Temma ne disposait pas de bains publics : au sud, on se parfumait plus qu'on ne se baignait, et l'eau était avant tout consacrée au commerce. C'est lors de sa première venue à Kaalun, lors des funérailles de la reine, qu'elle avait découvert l'existence des Eaux. Petra avait tenu à ce qu'elle la rejoigne à la capitale, afin de fureter pour en savoir plus sur la disparition du corps de la reine défunte. Elle lui avait demandé d'aller traîner ses sens indiscrets aux Chimères et ailleurs, alors que tous seraient mobilisés par la cérémonie, et Sima avait passé un long moment à écouter les voix des baigneurs dans la moiteur des bains publics du quartier des Eaux. Mais elle n'avait ramené aucune rumeur intéressante, hormis une piste tellement incongrue que Petra l'avait balayée d'un juron dont elle seule avait le secret.

Le bâtiment des Eaux s'organisait en deux parties. Dans la première, un chapelet de petites cuves individuelles était parcouru par un chenal de pierre, lui-même alimenté par le mince cours d'eau qui dévalait le Val perdu. On s'asseyait au bord de l'une de ces cuvettes, brosse à la main, pour se laver. C'était l'étape silencieuse de l'hygiène, où ceux qui pouvaient se le permettre apportaient leur morceau de savon. Les autres disposaient de cendres, qui grisaient l'eau plus vite encore que les mains et les pieds terreux. L'eau glacée sans cesse renouvelée s'engouffrait ensuite dans une canalisation qui la conduisait de nouveau vers son lit naturel. Une fois propre, on se rendait dans la salle du grand bassin, alimenté cette fois par le lac grâce à un savant système de petites écluses. Cette eau était chauffée toute la nuit, et changée au crépuscule. On venait s'y détendre les muscles et l'esprit, une fois proprement récuré.

Sima, une fois bien frottée de cendres, plongea avec délice dans l'eau fumante et profonde, le corps profondément relâché, et les oreilles à l’affût.

 

Vous devez être connecté pour laisser un commentaire.
Fannie
Posté le 10/02/2020
Chapitre 48 :

La première partie de ce chapitre, jusqu’aux étoiles, est quasiment identique au chapitre 47.
L’arrivée de Sima est bien décrite, on peut la visualiser. Ce sont encore de ces belles descriptions dont tu as le secret, aux mots délicieusement bien choisis.
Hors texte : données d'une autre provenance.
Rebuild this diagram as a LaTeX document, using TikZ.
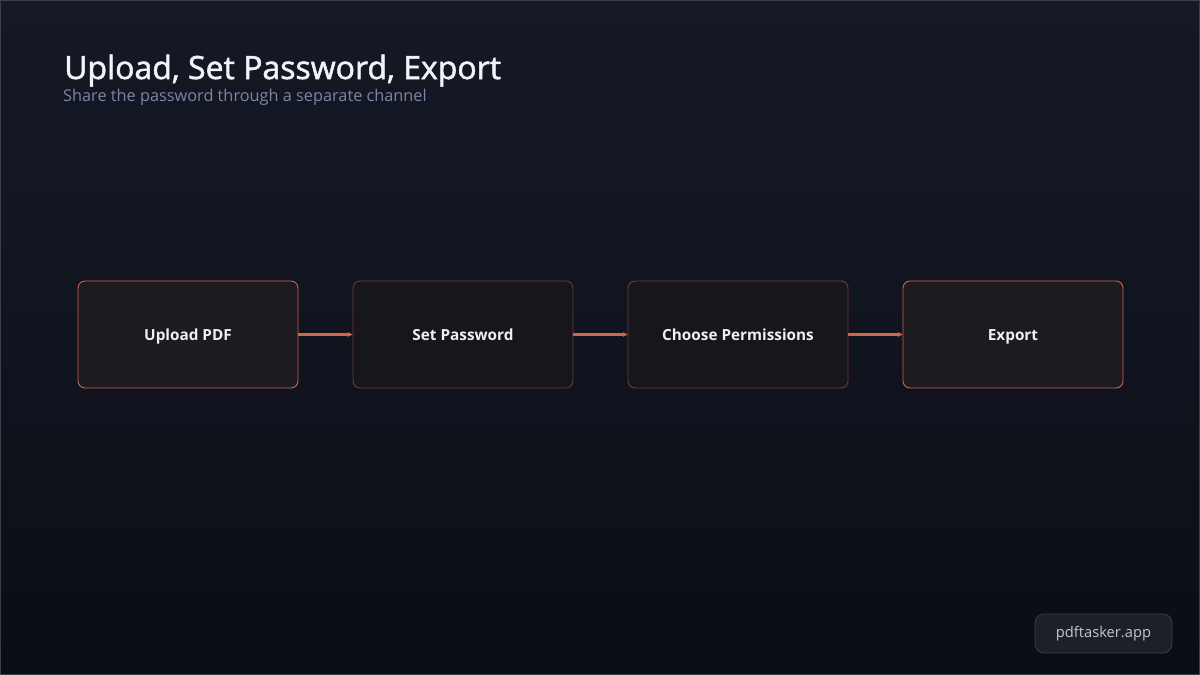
\documentclass[tikz,border=0pt]{standalone}
\usepackage{fontspec}
\setmainfont{Open Sans}
\newfontfamily\titlefont{Open Sans}[FakeBold=1.6]
\usetikzlibrary{arrows.meta,fadings}
\definecolor{bgA}{HTML}{151925}
\definecolor{bgB}{HTML}{0A0D14}
\definecolor{frameC}{HTML}{3A3F4B}
\definecolor{hiBorder}{HTML}{C8654B}
\definecolor{loBorder}{HTML}{6A3B35}
\definecolor{hiFill}{HTML}{1D1A20}
\definecolor{loFill}{HTML}{16161C}
\definecolor{arrowC}{HTML}{D0654A}
\definecolor{titleC}{HTML}{F1F3F8}
\definecolor{subC}{HTML}{7C86A2}
\definecolor{textC}{HTML}{EEF0F5}
\definecolor{badgeFill}{HTML}{1E2028}
\definecolor{badgeBorder}{HTML}{3A3D46}
\definecolor{badgeText}{HTML}{C3C6CE}
\tikzset{
  stepbox/.style={rounded corners=7pt, minimum width=220pt, minimum height=107pt,
    inner sep=0pt, text height=11pt, text depth=0pt,
    font=\bfseries\fontsize{15.3}{18}\selectfont, text=textC, line width=0.9pt},
  hot/.style={stepbox, draw=hiBorder, fill=hiFill},
  cool/.style={stepbox, draw=loBorder, fill=loFill},
  flow/.style={draw=arrowC, line width=2.4pt, -{Stealth[length=5pt,width=5pt]}}
}
\begin{document}
\begin{tikzpicture}[x=1pt,y=-1pt]
\useasboundingbox (0,0) rectangle (1200,675);
\shade[left color=bgA, right color=bgB, shading angle=0] (0,0) rectangle (1200,675);
\fill[bgA, opacity=0.5, path fading=south] (0,0) rectangle (1200,675);
\draw[frameC, line width=1pt] (0.5,0.5) rectangle (1199.5,674.5);

\node[anchor=base west, inner sep=0pt, text=titleC, font=\titlefont\fontsize{32}{38}\selectfont] (title) at (64,79) {Upload, Set Password, Export};
\node[anchor=base west, inner sep=0pt, text=subC, font=\fontsize{16.3}{20}\selectfont] (sub) at (63,101.5) {Share the password through a separate channel};

\node[hot]  (s1) at (188,334.5) {Upload PDF};
\node[cool] (s2) at (463,334.5) {Set Password};
\node[cool] (s3) at (738,334.5) {Choose Permissions};
\node[hot]  (s4) at (1013,334.5) {Export};

\draw[flow] (s1.east) -- (s2.west);
\draw[flow] (s2.east) -- (s3.west);
\draw[flow] (s3.east) -- (s4.west);

\node[draw=badgeBorder, fill=badgeFill, rounded corners=9pt, line width=0.8pt,
  minimum width=137pt, minimum height=39pt, inner sep=0pt, text=badgeText,
  font=\fontsize{14.7}{18}\selectfont] (badge) at (1103.5,633.5) {pdftasker.app};
\end{tikzpicture}
\end{document}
Le rôle et la méthode de Sima sont aussi clairement expliqués. Il ne se passe pas grand-chose, mais on ne s’ennuie pas une minute.
Coquilles et remarques :
— et elle avait entrepris de les gravir, en figeant dans la roche [la virgule avant « en » est superflue]
— la portaient contre la paroi, mieux que ne l'auraient fait ses propres muscles [la virgule avant « mieux » est superflue]
— les volets de bois étaient barricadés, et on ne voyait pas l'ombre d'une sentinelle [la virgule avant « et » est superflue]
— elle avait toujours fonctionné ainsi, et Petra aimait cette façon de procéder [pas de virgule avant « et »]
— s'était octroyée son premier sommeil [s'était octroyé ; elle l’a octroyé à elle-même : c’est un COI, donc on n’accorde pas le participe passé]
— qui caquetaient leur ennui dés les premières lueurs [dès]
— Elle avait de ses visages que l'on croit avoir vus mille fois, et que l'on oublie instantanément [un de ces visages / pas de virgule avant « et »]
— et troqua ses vêtements couleur de nuit pour des frusques banales. [Je dirais plutôt « troquer contre ».]
— les malades étaient nombreux, et bien reconnaissables [la virgule avant « et » est superflue]
— hybride d'hommes et d'êtres minéraux, aux plaies purulentes [hybrides / pas de virgule avant « aux »]
— Sima arpenta ensuite les quartiers sud, en commençant par le quartier des Mercantes. [Pour éviter d’avoir deux fois « quartier(s) », je propose « celui des Mercantes ».]
— De nombreux volets maintenaient clos portes et fenêtres, et des chaînes cadenassées [pas de virgule avant « et »]
— Mais à cette heure-ci, on avait pour habitude d'y voir [on avait l’habitude ; « avoir pour habitude » se rapporte à quelque chose de plus actif que voir, une action volontaire]
— d'y voir des commerçants ventrus visiter leurs entrepôts ou négocier des mules, et d'y croiser des professeurs [pas de virgule avant « et »]
— Non celle qu'aurait eu une colporteuse [eue]
— C'était le genre de détail qu'elle soignait dans son art du camouflage, et elle se dirigea vers le bâtiment des Eaux. [Ici, « et » n’est pas le bon mot de liaison. Je propose « alors » ou « elle se dirigea donc » précédé d’un point-virgule.]
— C'est lors de sa première venue à Kaalun, lors des funérailles de la reine [Il y a deux fois « lors » ; je propose « pour les funérailles de la reine » (sans la virgule) ou « du temps des funérailles », « au cours des funérailles »…]
— Cette eau était chauffée toute la nuit, et changée au crépuscule. [Pas de virgule avant « et ».]